>>

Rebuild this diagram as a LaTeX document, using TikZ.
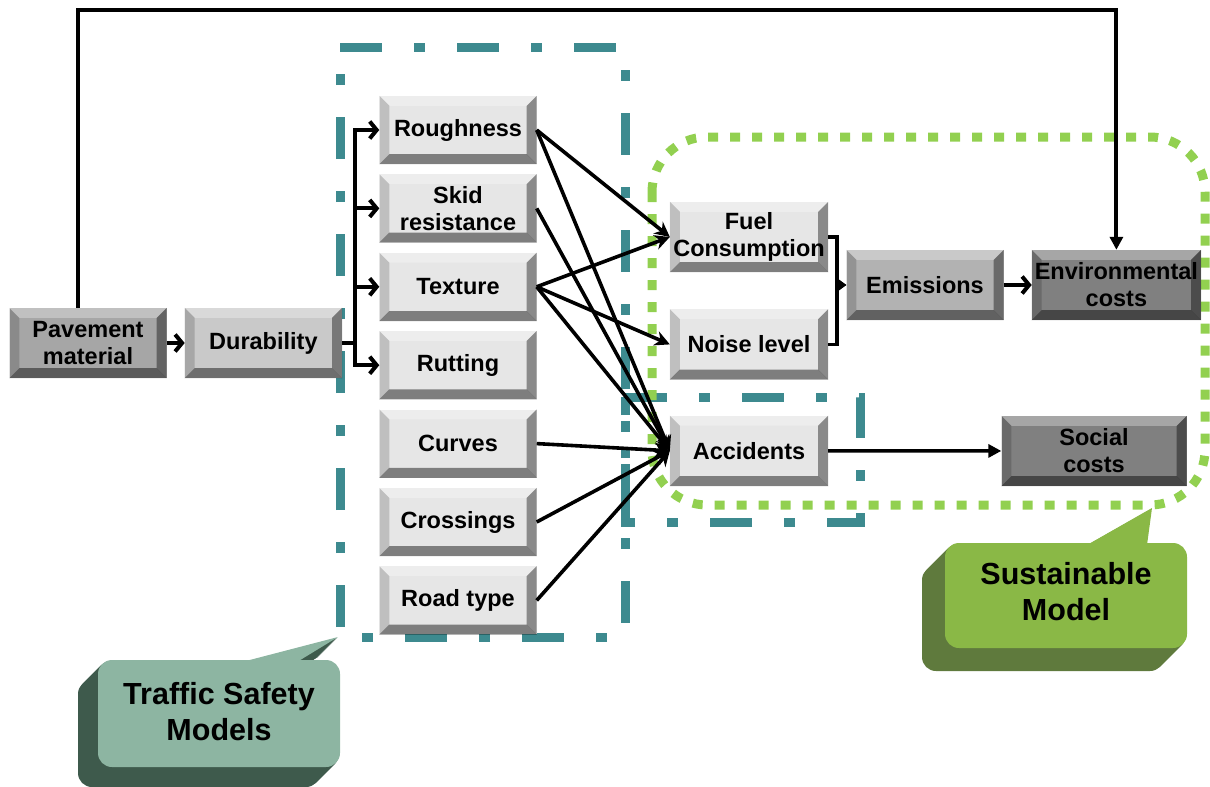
\documentclass[tikz,border=0pt]{standalone}
\usepackage{fontspec}
\setmainfont{Liberation Sans}
\usepackage{xcolor}
\definecolor{tealLine}{HTML}{3D8A8F}
\definecolor{greenDot}{HTML}{92D050}
\definecolor{lightFace}{HTML}{E6E6E6}
\definecolor{midFace}{HTML}{C9C9C9}
\definecolor{darkFace}{HTML}{A6A6A6}
\definecolor{emisFace}{HTML}{B2B2B2}
\definecolor{costFace}{HTML}{808080}
\definecolor{safetyFace}{HTML}{8DB5A2}
\definecolor{safetySide}{HTML}{3E5A4C}
\definecolor{sustainFace}{HTML}{8AB846}
\definecolor{sustainSide}{HTML}{5F7A3D}
\usetikzlibrary{positioning,calc,arrows.meta}

\newcommand{\boxfont}{\bfseries\fontsize{23.5}{27}\selectfont}
\newcommand{\calloutfont}{\bfseries\fontsize{30.5}{36}\selectfont}
\newcommand{\bevelsize}{10pt}
% bevelled edges on top of a box node
\newcommand{\bevel}[1]{%
  \fill[white,opacity=.3] (#1.north west) -- (#1.north east)
    -- ([xshift=-\bevelsize,yshift=-\bevelsize]#1.north east)
    -- ([xshift=\bevelsize,yshift=-\bevelsize]#1.north west) -- cycle;
  \fill[black,opacity=.17] (#1.north west)
    -- ([xshift=\bevelsize,yshift=-\bevelsize]#1.north west)
    -- ([xshift=\bevelsize,yshift=\bevelsize]#1.south west)
    -- (#1.south west) -- cycle;
  \fill[black,opacity=.4] (#1.north east) -- (#1.south east)
    -- ([xshift=-\bevelsize,yshift=\bevelsize]#1.south east)
    -- ([xshift=-\bevelsize,yshift=-\bevelsize]#1.north east) -- cycle;
  \fill[black,opacity=.45] (#1.south west)
    -- ([xshift=\bevelsize,yshift=\bevelsize]#1.south west)
    -- ([xshift=-\bevelsize,yshift=\bevelsize]#1.south east)
    -- (#1.south east) -- cycle;
}

\tikzset{%
  bevelBox/.style={%
    rectangle,
    fill=#1,
    minimum width=157pt,
    minimum height=68pt,
    inner sep=0pt,
    align=center,
    font=\boxfont
  },
  calloutText/.style={%
    align=center,
    font=\calloutfont
  },
  tealDash/.style={%
    draw=tealLine,
    line width=9pt,
    dash pattern=on 42pt off 32pt on 11pt off 32pt
  },
  greenDots/.style={%
    draw=greenDot,
    line width=9pt,
    dash pattern=on 10pt off 12pt,
    rounded corners=55pt
  },
  barbArrow/.style={%
    -{Straight Barb[length=7pt,width=17pt]},
    line width=4pt
  },
  fanArrow/.style={%
    -{Stealth[length=15pt,width=15pt]},
    line width=3.6pt
  },
  joinArrow/.style={%
    -{Stealth[length=9pt,width=13pt]},
    line width=3.6pt
  },
  triArrow/.style={%
    -{Triangle[length=13pt,width=13pt]},
    line width=3.5pt
  }
}

\begin{document}
\begin{tikzpicture}[x=1pt,y=-1pt]
  \useasboundingbox (0,0) rectangle (1210,787);

  % Traffic safety region
  \draw[tealDash] (340,47) -- (625,47) -- (625,637) -- (340,637) -- cycle;
  \draw[tealDash] (625,397) -- (860,397) -- (860,522) -- (625,522) -- cycle;

  % Sustainable region
  \draw[greenDots] (652,137) rectangle (1205,505);

  % Callout: traffic safety
  \foreach \k in {1,...,20} {
    \fill[safetySide,shift={(-\k,\k)},rounded corners=14pt] (98,660) rectangle (340,767);
    \fill[safetySide,shift={(-\k,\k)}] (242,662) -- (338,637) -- (297,662) -- cycle;
  }
  \fill[safetyFace,rounded corners=14pt] (98,660) rectangle (340,767);
  \fill[safetyFace] (242,662) -- (338,637) -- (297,662) -- cycle;
  \node[calloutText] (safetyLabel) at (219,712) {Traffic Safety\\Models};

  % Callout: sustainable model
  \foreach \k in {1,...,23} {
    \fill[sustainSide,shift={(-\k,\k)},rounded corners=14pt] (945,543) rectangle (1187,648);
    \fill[sustainSide,shift={(-\k,\k)}] (1087,545) -- (1152,508) -- (1147,545) -- cycle;
  }
  \fill[sustainFace,rounded corners=14pt] (945,543) rectangle (1187,648);
  \fill[sustainFace] (1087,545) -- (1152,508) -- (1147,545) -- cycle;
  \node[calloutText] (sustainLabel) at (1066,592) {Sustainable\\Model};

  % Left chain
  \node[bevelBox=darkFace, minimum height=70pt] (pavement) at (88,343) {Pavement\\material};
  \node[bevelBox=midFace, minimum height=70pt, right=18pt of pavement] (durability) {Durability};

  % Pavement indicators
  \node[bevelBox=lightFace] (roughness) at (458,130) {Roughness};
  \node[bevelBox=lightFace, below=10pt of roughness] (skid) {Skid\\resistance};
  \node[bevelBox=lightFace, below=10pt of skid] (texture) {Texture};
  \node[bevelBox=lightFace, below=10pt of texture] (rutting) {Rutting};
  \node[bevelBox=lightFace, below=10pt of rutting] (curves) {Curves};
  \node[bevelBox=lightFace, below=10pt of curves] (crossings) {Crossings};
  \node[bevelBox=lightFace, below=10pt of crossings] (roadtype) {Road type};

  % Impacts
  \node[bevelBox=lightFace, minimum width=158pt, minimum height=70pt] (fuel) at (749,237) {Fuel\\Consumption};
  \node[bevelBox=lightFace, minimum width=158pt, minimum height=70pt, below=37pt of fuel] (noise) {Noise level};
  \node[bevelBox=lightFace, minimum width=158pt, minimum height=70pt, below=36pt of noise] (accidents) {Accidents};
  \node[bevelBox=emisFace, minimum height=70pt] (emissions) at (925,285) {Emissions};
  \node[bevelBox=costFace, minimum width=169pt, minimum height=70pt, right=28pt of emissions] (envcosts) {Environmental\\costs};
  \node[bevelBox=costFace, minimum width=185pt, minimum height=70pt] (social) at (1094,451) {Social\\costs};

  \foreach \n in {pavement,durability,roughness,skid,texture,rutting,curves,crossings,roadtype,fuel,noise,accidents,emissions,envcosts,social}
    \bevel{\n};

  % Connectors
  \coordinate (topright) at (envcosts.north |- 0,10);
  \draw[triArrow, line width=4pt] ([xshift=-10pt]pavement.north) |- (topright) -- (envcosts.north);
  \draw[barbArrow] (pavement) -- (durability);
  \foreach \t in {roughness,skid,texture,rutting}
    \draw[barbArrow] (durability.east) -- ++(13pt,0) |- (\t.west);

  \foreach \s in {roughness,texture}
    \draw[fanArrow] (\s.east) -- (fuel.west);
  \draw[fanArrow] (texture.east) -- (noise.west);
  \foreach \s in {roughness,skid,texture,curves,crossings,roadtype}
    \draw[fanArrow] (\s.east) -- (accidents.west);

  \draw[joinArrow] (fuel.east) -- ++(9pt,0) |- (emissions.west);
  \draw[joinArrow] (noise.east) -- ++(9pt,0) |- (emissions.west);
  \draw[barbArrow] (emissions) -- (envcosts);
  \draw[triArrow] (accidents) -- (social);
\end{tikzpicture}
\end{document}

<<

| YOUR TASK |
Omit the pictures, then output the rest of the listing exactly.

| RESULT |
Rebuild this diagram as a LaTeX document, using TikZ.
\documentclass[tikz,border=0pt]{standalone}
\usepackage{fontspec}
\setmainfont{Liberation Sans}
\usepackage{xcolor}
\definecolor{tealLine}{HTML}{3D8A8F}
\definecolor{greenDot}{HTML}{92D050}
\definecolor{lightFace}{HTML}{E6E6E6}
\definecolor{midFace}{HTML}{C9C9C9}
\definecolor{darkFace}{HTML}{A6A6A6}
\definecolor{emisFace}{HTML}{B2B2B2}
\definecolor{costFace}{HTML}{808080}
\definecolor{safetyFace}{HTML}{8DB5A2}
\definecolor{safetySide}{HTML}{3E5A4C}
\definecolor{sustainFace}{HTML}{8AB846}
\definecolor{sustainSide}{HTML}{5F7A3D}
\usetikzlibrary{positioning,calc,arrows.meta}

\newcommand{\boxfont}{\bfseries\fontsize{23.5}{27}\selectfont}
\newcommand{\calloutfont}{\bfseries\fontsize{30.5}{36}\selectfont}
\newcommand{\bevelsize}{10pt}
% bevelled edges on top of a box node
\newcommand{\bevel}[1]{%
  \fill[white,opacity=.3] (#1.north west) -- (#1.north east)
    -- ([xshift=-\bevelsize,yshift=-\bevelsize]#1.north east)
    -- ([xshift=\bevelsize,yshift=-\bevelsize]#1.north west) -- cycle;
  \fill[black,opacity=.17] (#1.north west)
    -- ([xshift=\bevelsize,yshift=-\bevelsize]#1.north west)
    -- ([xshift=\bevelsize,yshift=\bevelsize]#1.south west)
    -- (#1.south west) -- cycle;
  \fill[black,opacity=.4] (#1.north east) -- (#1.south east)
    -- ([xshift=-\bevelsize,yshift=\bevelsize]#1.south east)
    -- ([xshift=-\bevelsize,yshift=-\bevelsize]#1.north east) -- cycle;
  \fill[black,opacity=.45] (#1.south west)
    -- ([xshift=\bevelsize,yshift=\bevelsize]#1.south west)
    -- ([xshift=-\bevelsize,yshift=\bevelsize]#1.south east)
    -- (#1.south east) -- cycle;
}

\tikzset{%
  bevelBox/.style={%
    rectangle,
    fill=#1,
    minimum width=157pt,
    minimum height=68pt,
    inner sep=0pt,
    align=center,
    font=\boxfont
  },
  calloutText/.style={%
    align=center,
    font=\calloutfont
  },
  tealDash/.style={%
    draw=tealLine,
    line width=9pt,
    dash pattern=on 42pt off 32pt on 11pt off 32pt
  },
  greenDots/.style={%
    draw=greenDot,
    line width=9pt,
    dash pattern=on 10pt off 12pt,
    rounded corners=55pt
  },
  barbArrow/.style={%
    -{Straight Barb[length=7pt,width=17pt]},
    line width=4pt
  },
  fanArrow/.style={%
    -{Stealth[length=15pt,width=15pt]},
    line width=3.6pt
  },
  joinArrow/.style={%
    -{Stealth[length=9pt,width=13pt]},
    line width=3.6pt
  },
  triArrow/.style={%
    -{Triangle[length=13pt,width=13pt]},
    line width=3.5pt
  }
}

\begin{document}
\begin{tikzpicture}[x=1pt,y=-1pt]
  \useasboundingbox (0,0) rectangle (1210,787);

  % Traffic safety region
  \draw[tealDash] (340,47) -- (625,47) -- (625,637) -- (340,637) -- cycle;
  \draw[tealDash] (625,397) -- (860,397) -- (860,522) -- (625,522) -- cycle;

  % Sustainable region
  \draw[greenDots] (652,137) rectangle (1205,505);

  % Callout: traffic safety
  \foreach \k in {1,...,20} {
    \fill[safetySide,shift={(-\k,\k)},rounded corners=14pt] (98,660) rectangle (340,767);
    \fill[safetySide,shift={(-\k,\k)}] (242,662) -- (338,637) -- (297,662) -- cycle;
  }
  \fill[safetyFace,rounded corners=14pt] (98,660) rectangle (340,767);
  \fill[safetyFace] (242,662) -- (338,637) -- (297,662) -- cycle;
  \node[calloutText] (safetyLabel) at (219,712) {Traffic Safety\\Models};

  % Callout: sustainable model
  \foreach \k in {1,...,23} {
    \fill[sustainSide,shift={(-\k,\k)},rounded corners=14pt] (945,543) rectangle (1187,648);
    \fill[sustainSide,shift={(-\k,\k)}] (1087,545) -- (1152,508) -- (1147,545) -- cycle;
  }
  \fill[sustainFace,rounded corners=14pt] (945,543) rectangle (1187,648);
  \fill[sustainFace] (1087,545) -- (1152,508) -- (1147,545) -- cycle;
  \node[calloutText] (sustainLabel) at (1066,592) {Sustainable\\Model};

  % Left chain
  \node[bevelBox=darkFace, minimum height=70pt] (pavement) at (88,343) {Pavement\\material};
  \node[bevelBox=midFace, minimum height=70pt, right=18pt of pavement] (durability) {Durability};

  % Pavement indicators
  \node[bevelBox=lightFace] (roughness) at (458,130) {Roughness};
  \node[bevelBox=lightFace, below=10pt of roughness] (skid) {Skid\\resistance};
  \node[bevelBox=lightFace, below=10pt of skid] (texture) {Texture};
  \node[bevelBox=lightFace, below=10pt of texture] (rutting) {Rutting};
  \node[bevelBox=lightFace, below=10pt of rutting] (curves) {Curves};
  \node[bevelBox=lightFace, below=10pt of curves] (crossings) {Crossings};
  \node[bevelBox=lightFace, below=10pt of crossings] (roadtype) {Road type};

  % Impacts
  \node[bevelBox=lightFace, minimum width=158pt, minimum height=70pt] (fuel) at (749,237) {Fuel\\Consumption};
  \node[bevelBox=lightFace, minimum width=158pt, minimum height=70pt, below=37pt of fuel] (noise) {Noise level};
  \node[bevelBox=lightFace, minimum width=158pt, minimum height=70pt, below=36pt of noise] (accidents) {Accidents};
  \node[bevelBox=emisFace, minimum height=70pt] (emissions) at (925,285) {Emissions};
  \node[bevelBox=costFace, minimum width=169pt, minimum height=70pt, right=28pt of emissions] (envcosts) {Environmental\\costs};
  \node[bevelBox=costFace, minimum width=185pt, minimum height=70pt] (social) at (1094,451) {Social\\costs};

  \foreach \n in {pavement,durability,roughness,skid,texture,rutting,curves,crossings,roadtype,fuel,noise,accidents,emissions,envcosts,social}
    \bevel{\n};

  % Connectors
  \coordinate (topright) at (envcosts.north |- 0,10);
  \draw[triArrow, line width=4pt] ([xshift=-10pt]pavement.north) |- (topright) -- (envcosts.north);
  \draw[barbArrow] (pavement) -- (durability);
  \foreach \t in {roughness,skid,texture,rutting}
    \draw[barbArrow] (durability.east) -- ++(13pt,0) |- (\t.west);

  \foreach \s in {roughness,texture}
    \draw[fanArrow] (\s.east) -- (fuel.west);
  \draw[fanArrow] (texture.east) -- (noise.west);
  \foreach \s in {roughness,skid,texture,curves,crossings,roadtype}
    \draw[fanArrow] (\s.east) -- (accidents.west);

  \draw[joinArrow] (fuel.east) -- ++(9pt,0) |- (emissions.west);
  \draw[joinArrow] (noise.east) -- ++(9pt,0) |- (emissions.west);
  \draw[barbArrow] (emissions) -- (envcosts);
  \draw[triArrow] (accidents) -- (social);
\end{tikzpicture}
\end{document}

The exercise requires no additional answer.